### STORED DATA
---

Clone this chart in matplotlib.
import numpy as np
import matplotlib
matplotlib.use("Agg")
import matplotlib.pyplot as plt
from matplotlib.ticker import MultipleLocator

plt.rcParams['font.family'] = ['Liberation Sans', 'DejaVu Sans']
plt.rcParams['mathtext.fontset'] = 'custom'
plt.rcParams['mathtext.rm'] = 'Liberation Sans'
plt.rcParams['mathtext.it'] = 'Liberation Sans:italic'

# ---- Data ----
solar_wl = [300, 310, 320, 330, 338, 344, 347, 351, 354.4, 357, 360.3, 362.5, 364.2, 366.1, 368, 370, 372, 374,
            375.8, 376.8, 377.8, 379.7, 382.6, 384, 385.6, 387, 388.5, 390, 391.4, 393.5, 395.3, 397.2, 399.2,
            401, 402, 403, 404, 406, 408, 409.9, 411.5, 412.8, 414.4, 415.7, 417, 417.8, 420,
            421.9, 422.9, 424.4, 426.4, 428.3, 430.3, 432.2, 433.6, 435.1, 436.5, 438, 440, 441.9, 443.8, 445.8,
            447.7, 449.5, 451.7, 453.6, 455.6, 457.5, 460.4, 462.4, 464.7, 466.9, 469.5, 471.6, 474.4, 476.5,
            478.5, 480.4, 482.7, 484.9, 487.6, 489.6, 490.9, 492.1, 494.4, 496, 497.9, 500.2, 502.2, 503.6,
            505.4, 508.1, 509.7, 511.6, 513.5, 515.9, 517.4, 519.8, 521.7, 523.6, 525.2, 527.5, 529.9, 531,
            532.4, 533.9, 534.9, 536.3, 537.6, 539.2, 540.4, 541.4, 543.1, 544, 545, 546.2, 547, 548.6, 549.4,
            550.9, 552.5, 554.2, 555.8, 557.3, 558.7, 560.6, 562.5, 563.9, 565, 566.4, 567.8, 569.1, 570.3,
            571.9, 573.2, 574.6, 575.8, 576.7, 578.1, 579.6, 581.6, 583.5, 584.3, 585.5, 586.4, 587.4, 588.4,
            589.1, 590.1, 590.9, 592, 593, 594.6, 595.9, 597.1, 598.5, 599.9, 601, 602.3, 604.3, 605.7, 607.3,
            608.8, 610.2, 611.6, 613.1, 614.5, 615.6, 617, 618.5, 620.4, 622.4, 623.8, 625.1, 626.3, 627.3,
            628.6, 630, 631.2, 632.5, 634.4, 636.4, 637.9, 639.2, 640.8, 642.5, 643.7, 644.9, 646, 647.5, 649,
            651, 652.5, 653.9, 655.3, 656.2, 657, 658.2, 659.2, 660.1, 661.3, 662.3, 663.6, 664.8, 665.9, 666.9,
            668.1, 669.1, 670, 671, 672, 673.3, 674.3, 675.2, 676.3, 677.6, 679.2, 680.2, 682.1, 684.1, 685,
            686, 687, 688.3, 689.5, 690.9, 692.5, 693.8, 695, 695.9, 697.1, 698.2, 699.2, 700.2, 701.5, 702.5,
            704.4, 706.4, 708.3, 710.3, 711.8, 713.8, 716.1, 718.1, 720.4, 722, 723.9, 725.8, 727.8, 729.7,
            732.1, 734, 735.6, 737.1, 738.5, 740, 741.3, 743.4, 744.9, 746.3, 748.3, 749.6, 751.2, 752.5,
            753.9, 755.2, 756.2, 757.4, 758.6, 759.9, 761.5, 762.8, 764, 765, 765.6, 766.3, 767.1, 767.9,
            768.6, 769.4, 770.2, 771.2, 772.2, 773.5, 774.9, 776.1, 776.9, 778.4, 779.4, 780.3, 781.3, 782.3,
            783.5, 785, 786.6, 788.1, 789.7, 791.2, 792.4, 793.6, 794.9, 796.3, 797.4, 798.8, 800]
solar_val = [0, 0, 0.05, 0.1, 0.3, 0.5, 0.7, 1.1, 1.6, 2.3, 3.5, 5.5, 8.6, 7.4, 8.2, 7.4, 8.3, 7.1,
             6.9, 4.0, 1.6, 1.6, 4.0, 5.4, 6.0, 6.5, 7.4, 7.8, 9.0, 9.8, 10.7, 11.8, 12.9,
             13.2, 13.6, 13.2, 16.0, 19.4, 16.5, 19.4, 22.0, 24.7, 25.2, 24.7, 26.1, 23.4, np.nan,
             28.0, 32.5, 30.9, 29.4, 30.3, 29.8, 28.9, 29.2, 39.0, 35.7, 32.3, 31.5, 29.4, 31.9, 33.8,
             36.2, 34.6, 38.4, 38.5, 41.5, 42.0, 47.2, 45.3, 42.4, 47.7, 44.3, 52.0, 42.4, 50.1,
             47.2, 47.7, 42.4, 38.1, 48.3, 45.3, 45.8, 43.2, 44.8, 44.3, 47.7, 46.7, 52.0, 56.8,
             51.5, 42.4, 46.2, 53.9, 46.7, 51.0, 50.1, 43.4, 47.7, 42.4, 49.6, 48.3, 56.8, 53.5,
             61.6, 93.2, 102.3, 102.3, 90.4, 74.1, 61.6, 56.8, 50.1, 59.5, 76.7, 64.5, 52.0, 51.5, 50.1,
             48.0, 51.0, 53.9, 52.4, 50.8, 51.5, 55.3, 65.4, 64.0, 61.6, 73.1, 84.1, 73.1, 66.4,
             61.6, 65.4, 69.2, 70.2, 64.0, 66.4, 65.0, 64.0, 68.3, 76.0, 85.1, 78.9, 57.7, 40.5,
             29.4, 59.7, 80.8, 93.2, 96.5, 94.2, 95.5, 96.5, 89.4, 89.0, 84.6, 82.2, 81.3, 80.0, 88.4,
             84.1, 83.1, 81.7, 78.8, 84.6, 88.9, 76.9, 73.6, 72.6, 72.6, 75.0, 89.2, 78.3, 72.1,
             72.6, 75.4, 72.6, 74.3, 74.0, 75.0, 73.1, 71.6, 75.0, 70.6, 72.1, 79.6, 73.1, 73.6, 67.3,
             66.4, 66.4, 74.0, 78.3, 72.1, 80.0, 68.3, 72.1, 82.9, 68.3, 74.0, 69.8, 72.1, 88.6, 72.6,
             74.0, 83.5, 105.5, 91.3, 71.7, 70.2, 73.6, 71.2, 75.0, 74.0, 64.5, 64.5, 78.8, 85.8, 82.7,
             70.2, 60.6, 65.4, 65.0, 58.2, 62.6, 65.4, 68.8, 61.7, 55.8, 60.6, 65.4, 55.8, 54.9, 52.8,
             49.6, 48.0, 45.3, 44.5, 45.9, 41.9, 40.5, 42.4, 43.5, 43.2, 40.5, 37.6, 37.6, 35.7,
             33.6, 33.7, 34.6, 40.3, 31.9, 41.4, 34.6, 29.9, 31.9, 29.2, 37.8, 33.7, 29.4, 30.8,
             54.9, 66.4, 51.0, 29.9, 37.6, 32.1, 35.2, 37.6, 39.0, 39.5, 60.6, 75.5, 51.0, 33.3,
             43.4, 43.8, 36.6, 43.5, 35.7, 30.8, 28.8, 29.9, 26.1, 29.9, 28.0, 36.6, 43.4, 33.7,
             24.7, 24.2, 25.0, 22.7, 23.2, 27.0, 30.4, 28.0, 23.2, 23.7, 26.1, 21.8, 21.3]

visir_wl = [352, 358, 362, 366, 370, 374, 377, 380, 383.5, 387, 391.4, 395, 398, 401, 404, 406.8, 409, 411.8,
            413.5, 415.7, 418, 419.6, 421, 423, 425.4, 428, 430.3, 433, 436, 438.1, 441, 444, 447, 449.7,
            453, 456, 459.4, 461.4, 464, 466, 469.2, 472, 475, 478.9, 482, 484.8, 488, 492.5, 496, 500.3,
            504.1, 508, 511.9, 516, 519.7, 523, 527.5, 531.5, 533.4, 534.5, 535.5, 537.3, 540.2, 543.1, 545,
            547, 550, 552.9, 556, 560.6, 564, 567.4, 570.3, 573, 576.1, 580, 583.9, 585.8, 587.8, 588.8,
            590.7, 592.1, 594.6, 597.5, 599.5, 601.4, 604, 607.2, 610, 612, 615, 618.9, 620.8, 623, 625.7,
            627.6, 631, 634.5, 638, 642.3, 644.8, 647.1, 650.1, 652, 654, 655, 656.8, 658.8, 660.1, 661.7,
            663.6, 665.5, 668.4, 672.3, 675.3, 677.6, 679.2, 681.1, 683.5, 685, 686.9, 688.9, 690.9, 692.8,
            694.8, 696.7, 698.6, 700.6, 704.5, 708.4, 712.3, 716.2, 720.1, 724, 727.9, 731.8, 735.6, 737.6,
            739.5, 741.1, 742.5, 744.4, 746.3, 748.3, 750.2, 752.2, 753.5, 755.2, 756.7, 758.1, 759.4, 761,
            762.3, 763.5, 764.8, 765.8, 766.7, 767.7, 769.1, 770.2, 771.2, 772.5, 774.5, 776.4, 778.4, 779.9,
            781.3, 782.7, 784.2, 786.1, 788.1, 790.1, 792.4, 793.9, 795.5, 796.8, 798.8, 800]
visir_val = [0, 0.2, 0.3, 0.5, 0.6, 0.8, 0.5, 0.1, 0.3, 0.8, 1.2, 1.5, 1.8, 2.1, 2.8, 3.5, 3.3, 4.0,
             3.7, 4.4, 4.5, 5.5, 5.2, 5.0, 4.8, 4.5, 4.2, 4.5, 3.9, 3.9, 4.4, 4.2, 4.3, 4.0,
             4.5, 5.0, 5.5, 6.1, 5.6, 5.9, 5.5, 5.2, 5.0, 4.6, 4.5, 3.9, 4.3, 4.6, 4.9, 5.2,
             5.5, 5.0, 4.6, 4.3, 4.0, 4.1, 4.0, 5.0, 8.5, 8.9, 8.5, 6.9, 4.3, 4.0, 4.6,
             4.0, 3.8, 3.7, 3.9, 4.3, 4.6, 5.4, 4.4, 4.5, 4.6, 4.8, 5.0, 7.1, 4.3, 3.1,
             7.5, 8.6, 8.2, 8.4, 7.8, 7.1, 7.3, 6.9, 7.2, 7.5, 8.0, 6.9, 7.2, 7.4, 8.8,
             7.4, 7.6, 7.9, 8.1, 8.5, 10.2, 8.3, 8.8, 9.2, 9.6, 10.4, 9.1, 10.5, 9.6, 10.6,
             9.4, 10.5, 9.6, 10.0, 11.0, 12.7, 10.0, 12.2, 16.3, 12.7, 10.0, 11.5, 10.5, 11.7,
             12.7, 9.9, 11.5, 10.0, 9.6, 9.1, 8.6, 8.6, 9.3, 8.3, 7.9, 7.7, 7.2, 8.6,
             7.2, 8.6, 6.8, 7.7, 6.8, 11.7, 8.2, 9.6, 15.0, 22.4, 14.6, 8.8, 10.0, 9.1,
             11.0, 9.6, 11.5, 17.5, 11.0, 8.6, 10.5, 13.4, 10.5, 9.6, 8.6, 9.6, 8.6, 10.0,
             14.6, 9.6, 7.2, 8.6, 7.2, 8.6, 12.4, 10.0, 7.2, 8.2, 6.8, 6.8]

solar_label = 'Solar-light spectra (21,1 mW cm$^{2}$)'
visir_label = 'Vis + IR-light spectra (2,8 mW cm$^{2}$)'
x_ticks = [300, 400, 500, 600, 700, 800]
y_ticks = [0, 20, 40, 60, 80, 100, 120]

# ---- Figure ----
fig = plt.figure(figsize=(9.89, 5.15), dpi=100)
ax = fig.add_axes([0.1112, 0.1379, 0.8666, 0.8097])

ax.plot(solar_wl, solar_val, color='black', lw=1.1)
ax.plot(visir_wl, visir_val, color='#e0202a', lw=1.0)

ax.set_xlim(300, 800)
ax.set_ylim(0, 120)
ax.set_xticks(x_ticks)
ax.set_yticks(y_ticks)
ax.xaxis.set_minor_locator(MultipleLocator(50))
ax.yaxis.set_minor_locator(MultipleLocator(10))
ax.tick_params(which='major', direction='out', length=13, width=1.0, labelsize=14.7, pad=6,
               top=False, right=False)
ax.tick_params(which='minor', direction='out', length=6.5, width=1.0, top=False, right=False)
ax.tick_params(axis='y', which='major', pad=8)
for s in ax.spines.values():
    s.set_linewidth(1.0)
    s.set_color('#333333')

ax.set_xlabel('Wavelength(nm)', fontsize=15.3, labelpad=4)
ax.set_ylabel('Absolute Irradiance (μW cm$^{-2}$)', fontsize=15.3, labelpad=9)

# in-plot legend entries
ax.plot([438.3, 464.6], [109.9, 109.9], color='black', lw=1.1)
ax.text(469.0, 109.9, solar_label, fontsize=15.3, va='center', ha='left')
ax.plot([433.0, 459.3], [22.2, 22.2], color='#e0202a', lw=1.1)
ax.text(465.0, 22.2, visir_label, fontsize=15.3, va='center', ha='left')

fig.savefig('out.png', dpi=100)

---

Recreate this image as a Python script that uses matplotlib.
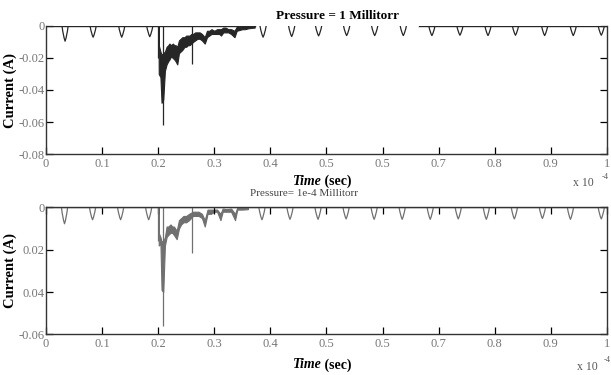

---

### YOUR INSTRUCTIONS
Check each line above for the word "matplotlib", and copy the lines where it appears.

### RESPONSE BELOW
Clone this chart in matplotlib.
import matplotlib
matplotlib.use("Agg")
import matplotlib.pyplot as plt
from matplotlib.ticker import MultipleLocator
Recreate this image as a Python script that uses matplotlib.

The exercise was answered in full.